> **Exercise brief**
Work out how many lines of the material below mention the word "seaborn"; reply with the number only.

Stored dataset items:
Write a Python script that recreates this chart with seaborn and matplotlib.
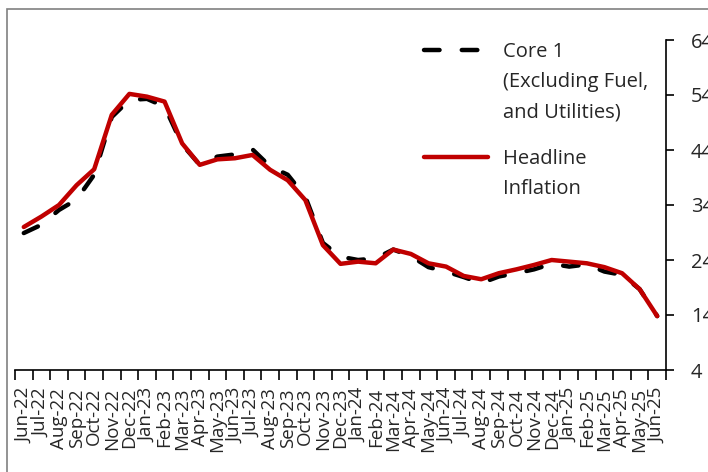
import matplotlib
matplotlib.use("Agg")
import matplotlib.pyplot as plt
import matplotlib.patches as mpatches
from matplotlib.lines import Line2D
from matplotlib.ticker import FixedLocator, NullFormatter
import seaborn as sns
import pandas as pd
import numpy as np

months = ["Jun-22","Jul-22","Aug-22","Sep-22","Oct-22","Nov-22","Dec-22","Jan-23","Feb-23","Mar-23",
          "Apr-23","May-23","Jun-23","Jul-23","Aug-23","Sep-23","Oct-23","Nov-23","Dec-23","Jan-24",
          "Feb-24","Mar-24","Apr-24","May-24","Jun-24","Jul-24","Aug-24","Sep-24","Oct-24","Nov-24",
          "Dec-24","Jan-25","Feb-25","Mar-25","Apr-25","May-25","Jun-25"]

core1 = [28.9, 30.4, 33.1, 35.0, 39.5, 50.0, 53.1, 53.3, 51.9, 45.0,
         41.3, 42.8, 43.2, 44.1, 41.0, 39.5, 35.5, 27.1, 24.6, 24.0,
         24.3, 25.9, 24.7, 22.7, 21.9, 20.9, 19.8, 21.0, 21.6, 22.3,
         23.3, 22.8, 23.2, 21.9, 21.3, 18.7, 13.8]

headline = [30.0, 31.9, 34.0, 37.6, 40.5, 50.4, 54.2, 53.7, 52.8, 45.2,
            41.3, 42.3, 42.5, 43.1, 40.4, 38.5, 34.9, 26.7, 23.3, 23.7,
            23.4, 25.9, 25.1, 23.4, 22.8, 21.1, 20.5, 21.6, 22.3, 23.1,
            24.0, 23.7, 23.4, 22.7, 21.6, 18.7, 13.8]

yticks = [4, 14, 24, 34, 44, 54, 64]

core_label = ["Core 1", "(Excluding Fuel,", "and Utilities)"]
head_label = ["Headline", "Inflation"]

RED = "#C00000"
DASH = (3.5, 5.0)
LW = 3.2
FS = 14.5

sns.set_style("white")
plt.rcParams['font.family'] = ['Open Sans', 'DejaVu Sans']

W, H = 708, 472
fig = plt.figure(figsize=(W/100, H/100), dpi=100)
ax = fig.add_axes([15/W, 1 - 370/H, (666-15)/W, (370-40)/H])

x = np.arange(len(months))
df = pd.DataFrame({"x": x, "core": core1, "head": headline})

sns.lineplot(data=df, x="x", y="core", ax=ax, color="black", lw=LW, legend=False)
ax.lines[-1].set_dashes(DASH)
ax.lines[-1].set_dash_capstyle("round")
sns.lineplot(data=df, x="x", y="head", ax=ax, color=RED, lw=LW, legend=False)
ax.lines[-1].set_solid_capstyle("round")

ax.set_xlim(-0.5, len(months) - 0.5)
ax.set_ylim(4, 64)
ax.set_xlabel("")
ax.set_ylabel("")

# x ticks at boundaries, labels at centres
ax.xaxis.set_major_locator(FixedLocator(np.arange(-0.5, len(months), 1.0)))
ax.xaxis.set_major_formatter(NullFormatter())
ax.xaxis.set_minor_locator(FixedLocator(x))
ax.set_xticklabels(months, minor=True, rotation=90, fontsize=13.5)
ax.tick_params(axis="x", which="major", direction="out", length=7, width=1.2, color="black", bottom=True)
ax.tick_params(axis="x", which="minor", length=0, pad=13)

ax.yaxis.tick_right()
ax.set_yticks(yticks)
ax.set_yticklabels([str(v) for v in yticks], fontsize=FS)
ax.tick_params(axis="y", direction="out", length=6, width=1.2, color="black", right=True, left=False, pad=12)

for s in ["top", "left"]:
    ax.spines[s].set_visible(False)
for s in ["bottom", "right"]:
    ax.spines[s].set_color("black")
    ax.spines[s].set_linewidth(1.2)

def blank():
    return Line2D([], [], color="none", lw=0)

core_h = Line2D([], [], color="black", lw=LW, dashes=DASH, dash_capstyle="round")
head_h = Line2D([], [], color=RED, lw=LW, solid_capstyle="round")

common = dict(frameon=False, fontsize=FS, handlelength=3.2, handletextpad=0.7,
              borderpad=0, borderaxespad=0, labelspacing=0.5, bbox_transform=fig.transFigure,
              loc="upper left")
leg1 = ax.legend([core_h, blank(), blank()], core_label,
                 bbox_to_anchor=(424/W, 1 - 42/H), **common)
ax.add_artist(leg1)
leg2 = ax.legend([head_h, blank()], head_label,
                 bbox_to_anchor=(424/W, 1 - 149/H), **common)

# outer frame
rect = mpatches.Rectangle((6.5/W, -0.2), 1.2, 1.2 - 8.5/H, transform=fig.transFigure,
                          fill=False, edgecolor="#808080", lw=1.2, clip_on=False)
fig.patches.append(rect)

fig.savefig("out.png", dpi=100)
==
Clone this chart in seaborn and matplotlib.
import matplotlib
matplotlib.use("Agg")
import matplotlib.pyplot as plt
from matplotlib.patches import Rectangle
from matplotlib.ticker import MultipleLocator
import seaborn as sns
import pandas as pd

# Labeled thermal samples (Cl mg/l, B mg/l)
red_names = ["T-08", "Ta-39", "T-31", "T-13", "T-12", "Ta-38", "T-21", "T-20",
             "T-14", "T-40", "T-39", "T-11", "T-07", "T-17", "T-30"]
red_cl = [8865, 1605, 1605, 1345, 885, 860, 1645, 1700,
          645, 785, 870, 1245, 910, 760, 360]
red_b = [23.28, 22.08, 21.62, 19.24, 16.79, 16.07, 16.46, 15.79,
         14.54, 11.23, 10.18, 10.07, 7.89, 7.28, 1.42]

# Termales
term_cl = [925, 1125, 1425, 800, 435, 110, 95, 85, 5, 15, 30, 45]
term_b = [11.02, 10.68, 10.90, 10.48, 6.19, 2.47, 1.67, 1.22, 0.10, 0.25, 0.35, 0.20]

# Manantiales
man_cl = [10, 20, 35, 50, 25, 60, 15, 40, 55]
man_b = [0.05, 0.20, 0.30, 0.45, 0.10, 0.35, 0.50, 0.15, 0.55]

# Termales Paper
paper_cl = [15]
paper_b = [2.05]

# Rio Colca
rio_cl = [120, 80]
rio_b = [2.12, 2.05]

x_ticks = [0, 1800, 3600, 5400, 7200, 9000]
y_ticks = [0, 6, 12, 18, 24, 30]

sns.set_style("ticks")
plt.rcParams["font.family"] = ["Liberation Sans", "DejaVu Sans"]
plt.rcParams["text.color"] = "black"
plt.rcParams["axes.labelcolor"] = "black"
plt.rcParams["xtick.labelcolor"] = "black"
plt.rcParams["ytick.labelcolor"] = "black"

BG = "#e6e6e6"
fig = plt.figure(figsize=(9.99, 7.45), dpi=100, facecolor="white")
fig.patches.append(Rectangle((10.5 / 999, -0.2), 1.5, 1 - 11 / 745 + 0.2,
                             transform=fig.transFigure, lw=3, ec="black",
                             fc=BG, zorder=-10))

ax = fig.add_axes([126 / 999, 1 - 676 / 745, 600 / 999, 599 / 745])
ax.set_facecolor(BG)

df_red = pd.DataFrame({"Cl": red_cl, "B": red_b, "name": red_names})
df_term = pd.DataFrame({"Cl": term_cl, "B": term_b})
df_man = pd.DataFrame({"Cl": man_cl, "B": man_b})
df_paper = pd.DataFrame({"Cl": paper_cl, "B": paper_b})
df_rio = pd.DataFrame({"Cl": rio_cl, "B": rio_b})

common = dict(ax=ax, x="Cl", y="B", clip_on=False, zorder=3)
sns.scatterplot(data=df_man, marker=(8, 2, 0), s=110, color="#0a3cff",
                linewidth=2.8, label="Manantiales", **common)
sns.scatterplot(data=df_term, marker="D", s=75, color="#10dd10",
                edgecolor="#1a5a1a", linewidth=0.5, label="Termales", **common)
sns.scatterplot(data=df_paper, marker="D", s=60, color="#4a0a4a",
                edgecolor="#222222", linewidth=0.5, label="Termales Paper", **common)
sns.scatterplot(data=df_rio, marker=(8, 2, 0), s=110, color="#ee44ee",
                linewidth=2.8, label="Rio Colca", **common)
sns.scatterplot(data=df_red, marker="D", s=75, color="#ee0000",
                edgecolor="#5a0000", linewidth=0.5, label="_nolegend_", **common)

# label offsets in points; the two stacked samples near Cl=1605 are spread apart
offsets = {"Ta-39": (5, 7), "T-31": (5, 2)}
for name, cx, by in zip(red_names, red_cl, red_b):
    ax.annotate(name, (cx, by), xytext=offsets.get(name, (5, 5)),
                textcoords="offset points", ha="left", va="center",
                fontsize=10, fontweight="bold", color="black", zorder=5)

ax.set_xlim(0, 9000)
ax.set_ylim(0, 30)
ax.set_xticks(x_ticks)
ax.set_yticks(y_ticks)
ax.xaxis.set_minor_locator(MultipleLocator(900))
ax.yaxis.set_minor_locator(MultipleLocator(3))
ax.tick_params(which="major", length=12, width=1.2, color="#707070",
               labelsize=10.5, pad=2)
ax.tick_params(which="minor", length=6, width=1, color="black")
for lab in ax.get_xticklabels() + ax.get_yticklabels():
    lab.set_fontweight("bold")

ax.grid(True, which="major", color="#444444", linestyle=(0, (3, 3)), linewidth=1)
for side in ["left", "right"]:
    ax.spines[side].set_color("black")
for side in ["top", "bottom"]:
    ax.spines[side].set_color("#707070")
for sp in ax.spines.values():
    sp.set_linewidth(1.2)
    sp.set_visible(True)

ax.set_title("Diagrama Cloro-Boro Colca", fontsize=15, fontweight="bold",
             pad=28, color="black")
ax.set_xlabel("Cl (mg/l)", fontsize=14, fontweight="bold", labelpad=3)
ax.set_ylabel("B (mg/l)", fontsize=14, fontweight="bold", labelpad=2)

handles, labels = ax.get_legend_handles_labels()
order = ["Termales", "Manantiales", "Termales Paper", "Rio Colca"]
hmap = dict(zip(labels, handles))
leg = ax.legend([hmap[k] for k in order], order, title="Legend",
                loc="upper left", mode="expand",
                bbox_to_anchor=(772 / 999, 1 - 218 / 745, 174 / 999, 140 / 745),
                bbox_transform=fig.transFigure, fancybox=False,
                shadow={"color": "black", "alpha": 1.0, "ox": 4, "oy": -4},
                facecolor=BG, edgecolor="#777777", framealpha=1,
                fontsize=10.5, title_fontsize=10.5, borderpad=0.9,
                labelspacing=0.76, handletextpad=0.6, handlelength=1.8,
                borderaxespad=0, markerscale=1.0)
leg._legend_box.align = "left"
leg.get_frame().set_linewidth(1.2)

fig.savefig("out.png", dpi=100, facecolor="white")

> **Response to the exercise**
4